Eligible receivers must wear certain uniform numbers, so that the officials can more easily distinguish between eligible and ineligible receivers. In the NFL, running backs, wide receivers, and tight ends must wear numbers 0 to 49 and 80 to 89. Numbers 50 to 79 are reserved for linemen and are always ineligible on offense unless they report as eligible. In the CFL ineligible receivers must wear numbers 50 to 69; all other numbers (including 0 and 00) may be worn by eligible receivers. A player who is not wearing a number that corresponds to an eligible receiver is ineligible even if he lines up in an eligible position. However, a player who reports to the referee that he intends to be eligible in the following play is allowed to line up and act as an eligible receiver. An example of this was a 1985 NFL game in which William Perry, wearing number 72 and normally a defensive lineman, was made an eligible receiver on an offensive play, and successfully caught a touchdown pass attempt. A more recent example, and more commonly used, has been former New England Patriots linebacker Mike Vrabel lining up as a tight end in goal line situations. In the 2018 season, George Fant has also lined up in the tight end position for the Seattle Seahawks due to injuries to the starting tight ends Ed Dickson and Will Dissly. In the 2019 season the Atlanta Falcons declared right tackle Ty Sambrailo eligible on many plays before throwing the ball to him for a 35-yard touchdown against the Tampa Bay Buccaneers.
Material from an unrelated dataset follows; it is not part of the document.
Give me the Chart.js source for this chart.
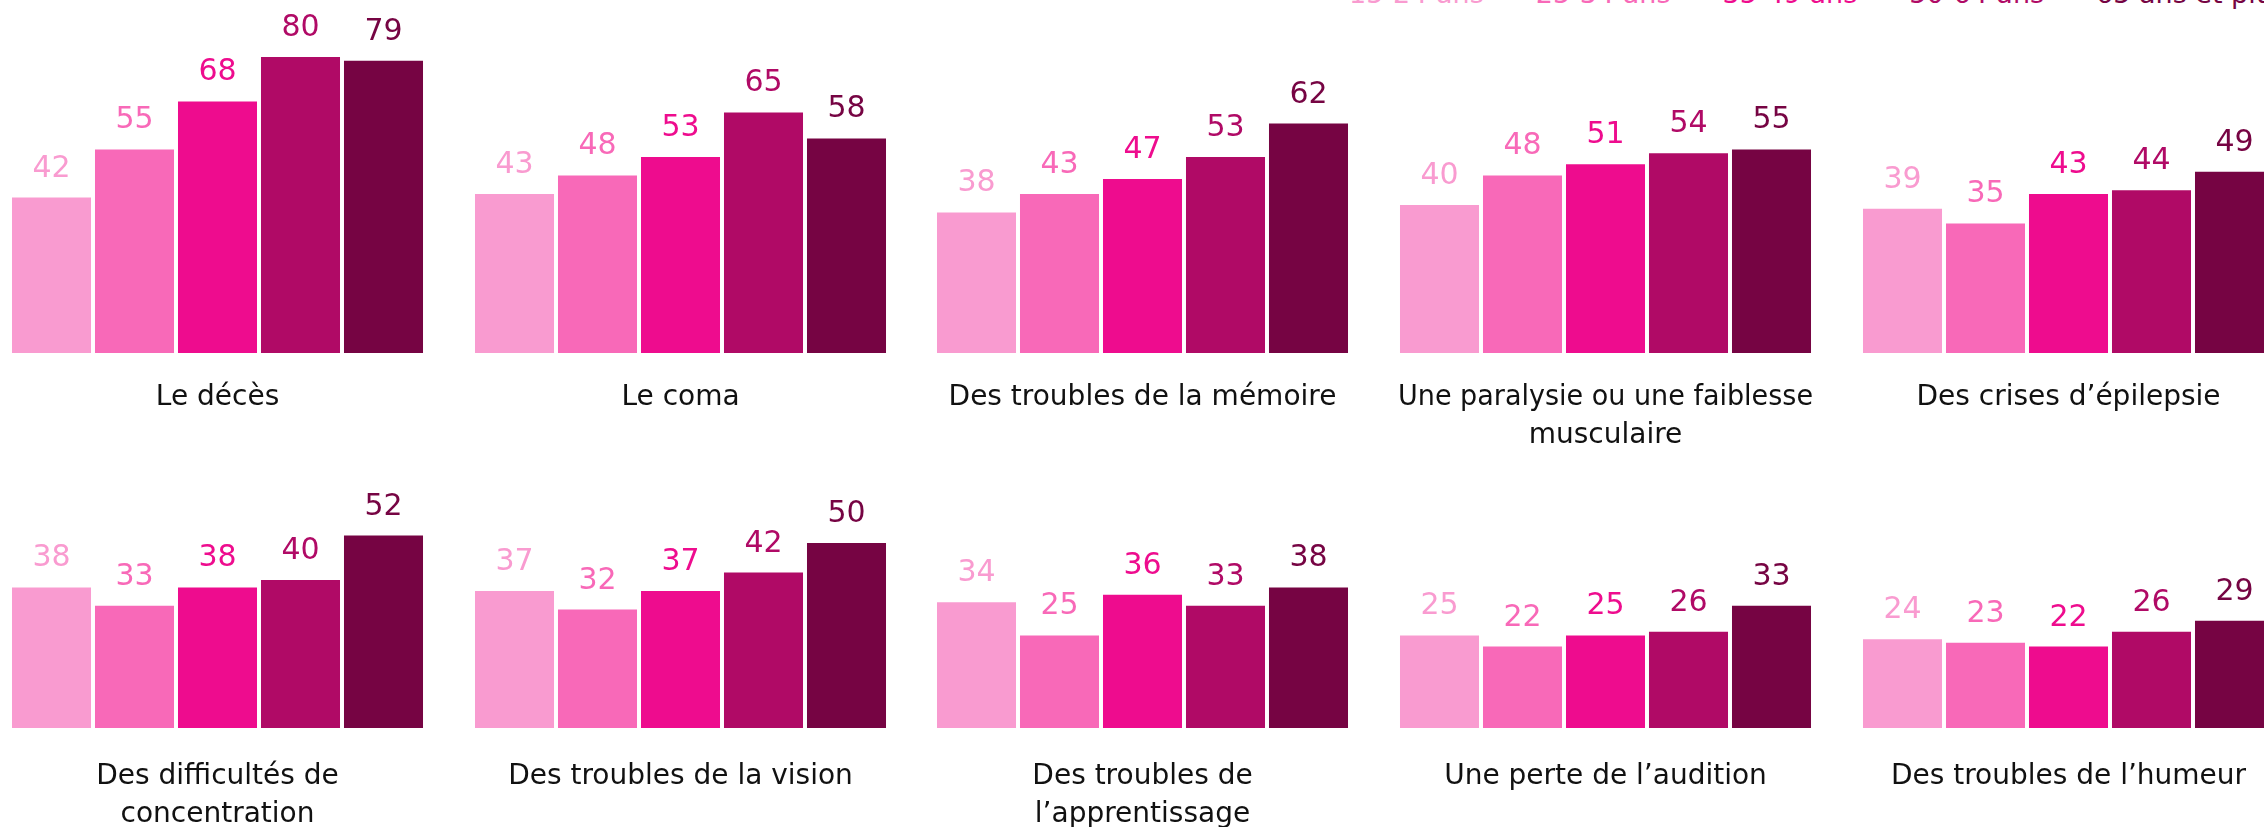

Before the snap of the ball, in the American game, backfield players may only move parallel to the line of scrimmage, only one back may be in motion at any given time, and if forward motion has occurred, the back must be still for a full second before the snap. The receiver may be in motion laterally or away from the line of scrimmage at the snap. A breach of this rule results in a penalty for illegal procedure (five yards). However, in the Canadian game, eligible receivers may move in any direction before the snap, any number may be in motion at any one time, and there is no need to be motionless before the snap.

The rules on eligible receivers only apply to forward passes. Any player may legally catch a backwards or lateral pass.

In the American game, once the play has started, eligible receivers can become ineligible depending on how the play develops. Any eligible receiver that goes out of bounds is no longer an eligible receiver and cannot receive a forward pass, unless that player re-establishes by taking three steps in bounds. Also, if a pass is touched by any defensive player or eligible offensive receiver (tipped by a defensive lineman, slips through a receiver's hands, etc.), every offensive player immediately becomes eligible. In the CFL all players become eligible receivers if a pass is touched by a member of the defensive team. A proposed rule change in the XFL would make all players behind the line of scrimmage eligible receivers, regardless of position or number.

==High school==
In high school football, the rules of eligibility are roughly the same as in the college game. However, as of February 2009, at least five players must wear numbers between 50 and 79 on first, second, or third down, which by rule would make them ineligible receivers. This was because of a change in the definition of a scrimmage-kick formation made by the National Federation of State High School Associations (NFHS). The change was intended to close a loophole in the rules which allowed teams to run an A-11 offense, in which a team would be exempted from eligibility numbering restrictions if the player receiving the snap was at least seven yards behind the line of scrimmage.

In 2019, the NFHS changed the rules slightly, instead measuring the number of players behind the line of scrimmage, limiting that number to four. The minimum number of players on the offensive line was reduced from seven to five.